Last month, Kartheiser got engaged to Alexis Bledel, who played Beth Dawes, a depressed housewife Campbell falls for on “Mad Men.” Sadly, she finished the season getting electroshock treatment and forgetting his existence.
Fans were shocked to see the actor who plays one of the creepiest men on television betrothed to Bledel, who is best known for playing Rory Gilmore, a sweet honors student from the teen drama “Gilmore Girls.” “Alexis is very different than Beth, and I’m not like Pete,” Kartheiser insists. “Actually, we were not dating when we worked together. That happened a couple months after we were done filming. I ran into in her in New York. Me and Pete Campbell were never double-dating Alexis Bledel and Beth Dawes, no. At different times — yes.”
Before their engagement, Bledel talked to the AMC blog about her co-star. “[Vincent is] light and funny and has lots of energy on-set. He keeps everybody energized, as well,” she said.
His love for acting was also evident from a young age. At 6, Kartheiser joined a small production house called Children’s Theatre Company in his hometown of Minneapolis.
Local actor Gerald Drake worked with Kartheiser and his sister Collette Kartheiser, in productions of “Treasure Island,” “Our Town,” and “The Velveteen Rabbit,” and remembers the young actor standing out.
“We had a great time in ‘Treasure Island.’ I was Long John Silver and he was Jim Hawkins. There’s a review from 1992 I have here that says, ‘Vincent Kartheiser is natural and unaffected.’ And I feel that way about him, too,” Drake says.
When Kartheiser returns home, he still visits the theater. Drake, now 65, has kept in touch with his younger co-star over the years via e-mail and watches him every week on “Mad Men.”
“Vinnie is wild and crazy and filled with simplicity. And he knows how to channel it and use it on-camera, to temper the moment and yet know when you can be wild and crazy,” Drake says. “I see that in the ‘Mad Men’ character — the ability to walk into a room and turn on a dime and say something and do something that makes you go, ‘Whoa!’ ”

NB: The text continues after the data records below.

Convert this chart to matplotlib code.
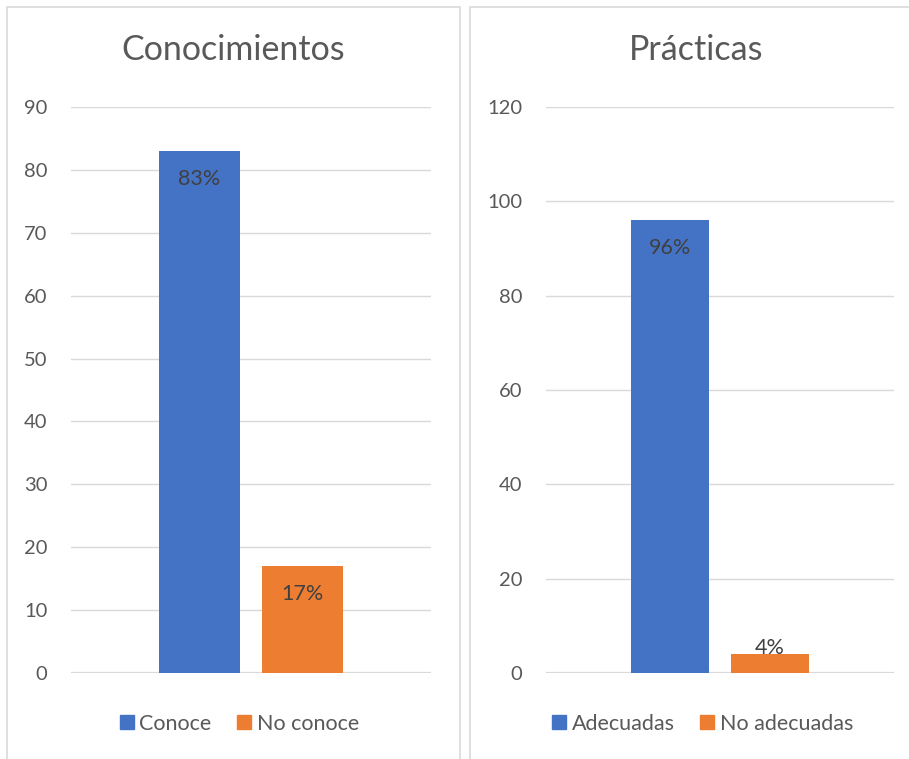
import matplotlib
matplotlib.use("Agg")
import matplotlib.pyplot as plt
from matplotlib.lines import Line2D
from matplotlib.patches import Rectangle

plt.rcParams['font.family'] = ['Lato', 'DejaVu Sans']

# Data
conoc_title = "Conocimientos"
conoc_series = ["Conoce", "No conoce"]
conoc_values = [83, 17]
conoc_ticks = [0, 10, 20, 30, 40, 50, 60, 70, 80, 90]

pract_title = "Prácticas"
pract_series = ["Adecuadas", "No adecuadas"]
pract_values = [96, 4]
pract_ticks = [0, 20, 40, 60, 80, 100, 120]

colors = ["#4472C4", "#ED7D31"]
TEXT = "#595959"
LABEL = "#404040"
GRID = "#D9D9D9"

W, H = 909, 759
fig = plt.figure(figsize=(W / 100, H / 100), dpi=100)


def px_axes(x0, x1, ytop, ybot):
    return fig.add_axes([x0 / W, (H - ybot) / H, (x1 - x0) / W, (ybot - ytop) / H])


def panel_border(x0, x1, y0, y1):
    fig.patches.append(Rectangle((x0 / W, (H - y1) / H), (x1 - x0) / W, (y1 - y0) / H,
                                 transform=fig.transFigure, fill=False,
                                 edgecolor=GRID, linewidth=1.2, zorder=0))


def draw_panel(ax, title, series, values, ticks, title_x, legend_x):
    bar_w = 0.226
    gap = 0.061
    offsets = [-(bar_w + gap) / 2, (bar_w + gap) / 2]
    ymax = ticks[-1]
    for off, v, c, name in zip(offsets, values, colors, series):
        ax.bar(off, v, width=bar_w, color=c, zorder=3, label=name)
        # labels inside the bar end, pushed above when the bar is too short
        if v / ymax > 0.08:
            ax.annotate(f"{v}%", (off, v), xytext=(0, -20), textcoords="offset points",
                        ha="center", va="center", fontsize=15.5, color=LABEL, zorder=4)
        else:
            ax.annotate(f"{v}%", (off, v), xytext=(0, 4.5), textcoords="offset points",
                        ha="center", va="center", fontsize=15.5, color=LABEL, zorder=4)
    ax.set_xlim(-0.5, 0.5)
    ax.set_ylim(0, ymax)
    ax.set_yticks(ticks)
    ax.set_yticklabels([str(t) for t in ticks])
    ax.set_xticks([])
    for s in ax.spines.values():
        s.set_visible(False)
    ax.grid(axis="y", color=GRID, linewidth=1.0, zorder=0)
    ax.axhline(0, color=GRID, linewidth=1.6, zorder=2)
    ax.tick_params(axis="y", length=0, pad=17, labelsize=14.5, labelcolor=TEXT)
    ax.set_facecolor("none")

    fig.text(title_x / W, (H - 50) / H, title, ha="center", va="center",
             fontsize=24.5, color=TEXT)
    handles = [Line2D([], [], marker="s", linestyle="none", markersize=10,
                      markerfacecolor=c, markeredgecolor=c) for c in colors]
    fig.legend(handles, series, loc="center", bbox_to_anchor=(legend_x / W, (H - 724) / H),
               ncol=2, frameon=False, fontsize=15.5, labelcolor=TEXT,
               handletextpad=0.1, columnspacing=1.0, handlelength=1.0)


panel_border(7, 460, 7, 800)
panel_border(470, 923, 7, 800)

ax1 = px_axes(71, 431, 107, 673)
draw_panel(ax1, conoc_title, conoc_series, conoc_values, conoc_ticks, 233.5, 237.5)

ax2 = px_axes(546, 894, 107, 673)
draw_panel(ax2, pract_title, pract_series, pract_values, pract_ticks, 696.5, 701)

fig.savefig("out.png", dpi=100, facecolor="white")
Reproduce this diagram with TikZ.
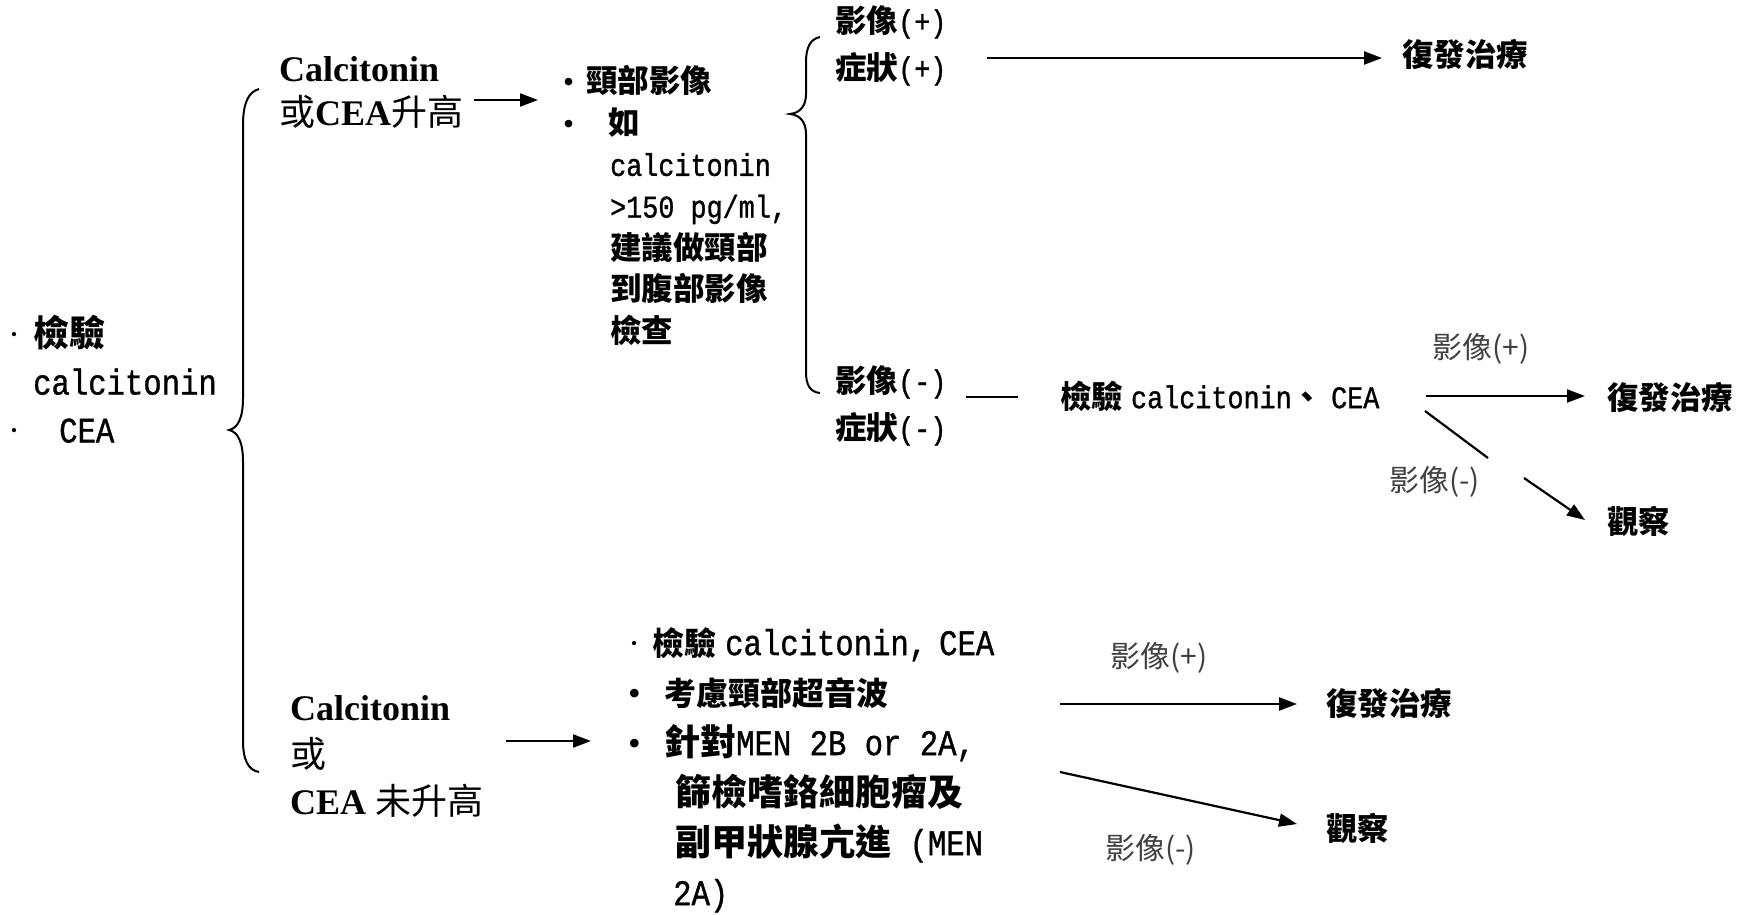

Drake remembers when Kartheiser, the youngest of six kids, left Minnesota in 1993 for his first big-screen feature, “Untamed Heart.”
“He was going to go out to California, and I said, ‘Vinnie, when you get going out there, you be sure to call me and take care of me!’ We laughed. I was almost serious.”
Kartheiser later attended UCLA, where he got a bachelor’s degree in history. His first big TV role was on the “Buffy the Vampire Slayer” spinoff series “Angel,” where he played Connor, Angel’s son. It was from there, in 2007, that he went on to “Mad Men.”
When Kartheiser began playing Pete, the contrasts between the low-maintenance actor and his materialistic character were even more pronounced. In one interview from the early days, Kartheiser said he didn’t own a car or a toilet.
“I don’t have a toilet at the moment. My house is just a wooden box. I mean, I am planning to get a toilet at some point. But for now I have to go to the neighbors’,” he told the UK’s Observer in 2010. (He later clarified that he was in the middle of a home renovation and waiting for a toilet to be delivered.)
A few months later, he told MSNBC that he was a vegetarian and choosing not to have children for environmental reasons. But, he tells The Post, he now eats meat and has changed his views on having kids. He won’t give a reason for his change of heart, but one suspects Bledel has something to do with it.
“I used to be more passionate about environmental issues. Now, I try not to be too wasteful, but I’m not as proactive anymore,” he says. “It’s taken a back seat for me in my life. I’m focusing on other things right now.”
Domestic life, the ultimate anathema to Pete Campbell, might just satisfy the guy who plays him.